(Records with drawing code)
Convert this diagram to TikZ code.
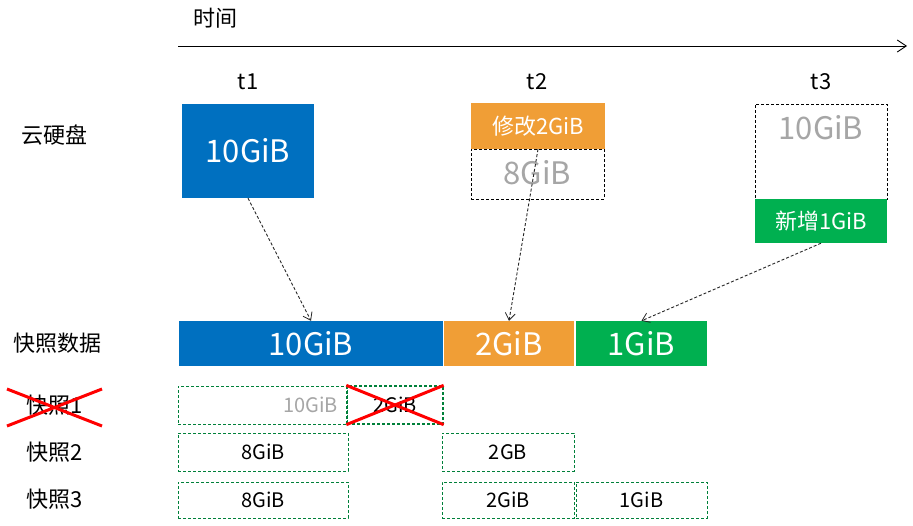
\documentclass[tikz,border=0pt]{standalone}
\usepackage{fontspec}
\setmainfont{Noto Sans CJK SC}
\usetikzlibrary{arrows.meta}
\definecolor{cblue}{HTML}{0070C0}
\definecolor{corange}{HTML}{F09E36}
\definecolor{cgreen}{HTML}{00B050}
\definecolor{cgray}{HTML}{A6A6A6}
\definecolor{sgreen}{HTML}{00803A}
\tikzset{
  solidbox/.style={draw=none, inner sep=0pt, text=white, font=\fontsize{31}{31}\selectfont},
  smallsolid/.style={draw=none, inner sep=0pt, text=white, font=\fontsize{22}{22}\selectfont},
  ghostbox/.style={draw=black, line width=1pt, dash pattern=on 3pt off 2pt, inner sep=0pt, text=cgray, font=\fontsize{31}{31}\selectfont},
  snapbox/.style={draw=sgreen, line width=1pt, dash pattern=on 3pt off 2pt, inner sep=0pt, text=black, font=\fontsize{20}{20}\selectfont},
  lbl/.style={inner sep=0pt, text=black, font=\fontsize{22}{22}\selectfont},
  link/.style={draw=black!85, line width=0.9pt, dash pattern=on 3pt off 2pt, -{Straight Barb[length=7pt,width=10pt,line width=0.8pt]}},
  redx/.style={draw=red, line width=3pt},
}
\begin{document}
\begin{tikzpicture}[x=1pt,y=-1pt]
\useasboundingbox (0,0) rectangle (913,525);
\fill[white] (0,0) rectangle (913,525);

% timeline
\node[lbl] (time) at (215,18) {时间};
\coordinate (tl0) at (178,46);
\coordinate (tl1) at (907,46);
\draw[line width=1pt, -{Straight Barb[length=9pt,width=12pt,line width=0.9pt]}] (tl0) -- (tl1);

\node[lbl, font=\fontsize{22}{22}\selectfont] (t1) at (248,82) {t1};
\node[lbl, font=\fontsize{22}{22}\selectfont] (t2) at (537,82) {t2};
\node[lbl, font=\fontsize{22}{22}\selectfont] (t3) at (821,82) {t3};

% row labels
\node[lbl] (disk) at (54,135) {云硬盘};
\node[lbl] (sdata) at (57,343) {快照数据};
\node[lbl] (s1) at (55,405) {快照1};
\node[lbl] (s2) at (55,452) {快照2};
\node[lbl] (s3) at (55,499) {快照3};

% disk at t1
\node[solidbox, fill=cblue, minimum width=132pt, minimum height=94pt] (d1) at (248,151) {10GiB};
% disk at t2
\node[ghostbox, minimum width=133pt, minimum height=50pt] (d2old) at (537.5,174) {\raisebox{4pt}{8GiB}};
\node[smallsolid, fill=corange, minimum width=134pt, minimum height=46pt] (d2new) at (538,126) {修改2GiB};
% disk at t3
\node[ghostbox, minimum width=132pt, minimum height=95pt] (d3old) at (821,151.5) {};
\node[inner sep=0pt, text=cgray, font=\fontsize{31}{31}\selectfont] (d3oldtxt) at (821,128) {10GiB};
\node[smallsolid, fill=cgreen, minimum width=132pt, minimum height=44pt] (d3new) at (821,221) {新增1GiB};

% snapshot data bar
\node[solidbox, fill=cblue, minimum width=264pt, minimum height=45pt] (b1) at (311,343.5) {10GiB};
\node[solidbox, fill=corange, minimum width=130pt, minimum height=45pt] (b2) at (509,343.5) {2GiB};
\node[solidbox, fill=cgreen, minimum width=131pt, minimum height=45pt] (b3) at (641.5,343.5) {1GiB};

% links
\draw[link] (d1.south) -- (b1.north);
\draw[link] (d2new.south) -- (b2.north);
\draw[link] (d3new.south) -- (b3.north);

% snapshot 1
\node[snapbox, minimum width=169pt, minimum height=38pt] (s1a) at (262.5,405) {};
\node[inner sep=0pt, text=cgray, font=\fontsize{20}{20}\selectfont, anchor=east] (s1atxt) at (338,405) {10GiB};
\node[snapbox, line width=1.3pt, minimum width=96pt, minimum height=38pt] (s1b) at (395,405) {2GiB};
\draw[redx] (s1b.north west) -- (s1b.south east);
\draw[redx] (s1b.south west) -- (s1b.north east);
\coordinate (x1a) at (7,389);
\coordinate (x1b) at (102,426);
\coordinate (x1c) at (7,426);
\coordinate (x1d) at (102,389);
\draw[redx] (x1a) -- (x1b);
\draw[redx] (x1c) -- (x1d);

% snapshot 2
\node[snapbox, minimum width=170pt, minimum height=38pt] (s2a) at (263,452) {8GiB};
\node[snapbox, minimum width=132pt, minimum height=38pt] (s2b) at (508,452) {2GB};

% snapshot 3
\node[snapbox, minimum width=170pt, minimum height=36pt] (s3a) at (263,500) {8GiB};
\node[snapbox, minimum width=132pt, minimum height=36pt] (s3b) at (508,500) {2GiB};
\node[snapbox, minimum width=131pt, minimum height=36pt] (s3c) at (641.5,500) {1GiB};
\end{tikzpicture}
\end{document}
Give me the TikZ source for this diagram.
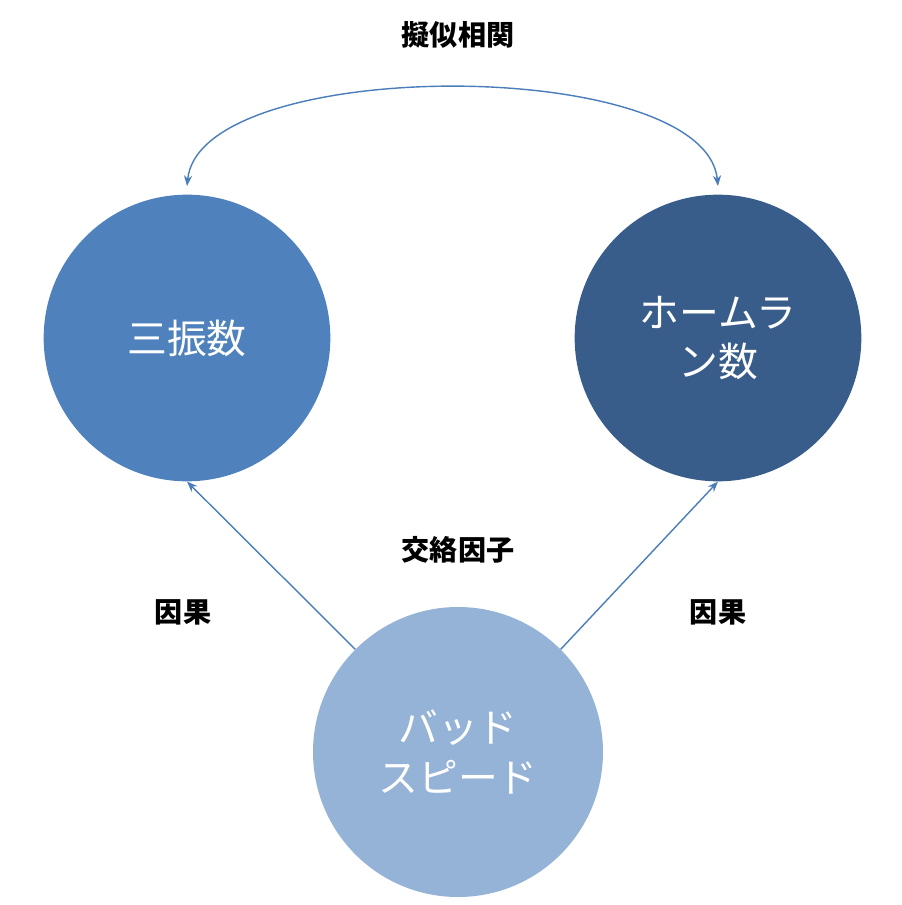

-- Written exercise --
Copy the material shown above in full and exactly. Skip the pictures.

-- Exercise result --
Convert this diagram to TikZ code.
\documentclass[tikz,border=0pt]{standalone}
\usepackage{fontspec}
\setmainfont{Noto Sans CJK SC}
\usetikzlibrary{arrows.meta}
\definecolor{cblue}{HTML}{0070C0}
\definecolor{corange}{HTML}{F09E36}
\definecolor{cgreen}{HTML}{00B050}
\definecolor{cgray}{HTML}{A6A6A6}
\definecolor{sgreen}{HTML}{00803A}
\tikzset{
  solidbox/.style={draw=none, inner sep=0pt, text=white, font=\fontsize{31}{31}\selectfont},
  smallsolid/.style={draw=none, inner sep=0pt, text=white, font=\fontsize{22}{22}\selectfont},
  ghostbox/.style={draw=black, line width=1pt, dash pattern=on 3pt off 2pt, inner sep=0pt, text=cgray, font=\fontsize{31}{31}\selectfont},
  snapbox/.style={draw=sgreen, line width=1pt, dash pattern=on 3pt off 2pt, inner sep=0pt, text=black, font=\fontsize{20}{20}\selectfont},
  lbl/.style={inner sep=0pt, text=black, font=\fontsize{22}{22}\selectfont},
  link/.style={draw=black!85, line width=0.9pt, dash pattern=on 3pt off 2pt, -{Straight Barb[length=7pt,width=10pt,line width=0.8pt]}},
  redx/.style={draw=red, line width=3pt},
}
\begin{document}
\begin{tikzpicture}[x=1pt,y=-1pt]
\useasboundingbox (0,0) rectangle (913,525);
\fill[white] (0,0) rectangle (913,525);

% timeline
\node[lbl] (time) at (215,18) {时间};
\coordinate (tl0) at (178,46);
\coordinate (tl1) at (907,46);
\draw[line width=1pt, -{Straight Barb[length=9pt,width=12pt,line width=0.9pt]}] (tl0) -- (tl1);

\node[lbl, font=\fontsize{22}{22}\selectfont] (t1) at (248,82) {t1};
\node[lbl, font=\fontsize{22}{22}\selectfont] (t2) at (537,82) {t2};
\node[lbl, font=\fontsize{22}{22}\selectfont] (t3) at (821,82) {t3};

% row labels
\node[lbl] (disk) at (54,135) {云硬盘};
\node[lbl] (sdata) at (57,343) {快照数据};
\node[lbl] (s1) at (55,405) {快照1};
\node[lbl] (s2) at (55,452) {快照2};
\node[lbl] (s3) at (55,499) {快照3};

% disk at t1
\node[solidbox, fill=cblue, minimum width=132pt, minimum height=94pt] (d1) at (248,151) {10GiB};
% disk at t2
\node[ghostbox, minimum width=133pt, minimum height=50pt] (d2old) at (537.5,174) {\raisebox{4pt}{8GiB}};
\node[smallsolid, fill=corange, minimum width=134pt, minimum height=46pt] (d2new) at (538,126) {修改2GiB};
% disk at t3
\node[ghostbox, minimum width=132pt, minimum height=95pt] (d3old) at (821,151.5) {};
\node[inner sep=0pt, text=cgray, font=\fontsize{31}{31}\selectfont] (d3oldtxt) at (821,128) {10GiB};
\node[smallsolid, fill=cgreen, minimum width=132pt, minimum height=44pt] (d3new) at (821,221) {新增1GiB};

% snapshot data bar
\node[solidbox, fill=cblue, minimum width=264pt, minimum height=45pt] (b1) at (311,343.5) {10GiB};
\node[solidbox, fill=corange, minimum width=130pt, minimum height=45pt] (b2) at (509,343.5) {2GiB};
\node[solidbox, fill=cgreen, minimum width=131pt, minimum height=45pt] (b3) at (641.5,343.5) {1GiB};

% links
\draw[link] (d1.south) -- (b1.north);
\draw[link] (d2new.south) -- (b2.north);
\draw[link] (d3new.south) -- (b3.north);

% snapshot 1
\node[snapbox, minimum width=169pt, minimum height=38pt] (s1a) at (262.5,405) {};
\node[inner sep=0pt, text=cgray, font=\fontsize{20}{20}\selectfont, anchor=east] (s1atxt) at (338,405) {10GiB};
\node[snapbox, line width=1.3pt, minimum width=96pt, minimum height=38pt] (s1b) at (395,405) {2GiB};
\draw[redx] (s1b.north west) -- (s1b.south east);
\draw[redx] (s1b.south west) -- (s1b.north east);
\coordinate (x1a) at (7,389);
\coordinate (x1b) at (102,426);
\coordinate (x1c) at (7,426);
\coordinate (x1d) at (102,389);
\draw[redx] (x1a) -- (x1b);
\draw[redx] (x1c) -- (x1d);

% snapshot 2
\node[snapbox, minimum width=170pt, minimum height=38pt] (s2a) at (263,452) {8GiB};
\node[snapbox, minimum width=132pt, minimum height=38pt] (s2b) at (508,452) {2GB};

% snapshot 3
\node[snapbox, minimum width=170pt, minimum height=36pt] (s3a) at (263,500) {8GiB};
\node[snapbox, minimum width=132pt, minimum height=36pt] (s3b) at (508,500) {2GiB};
\node[snapbox, minimum width=131pt, minimum height=36pt] (s3c) at (641.5,500) {1GiB};
\end{tikzpicture}
\end{document}
Give me the TikZ source for this diagram.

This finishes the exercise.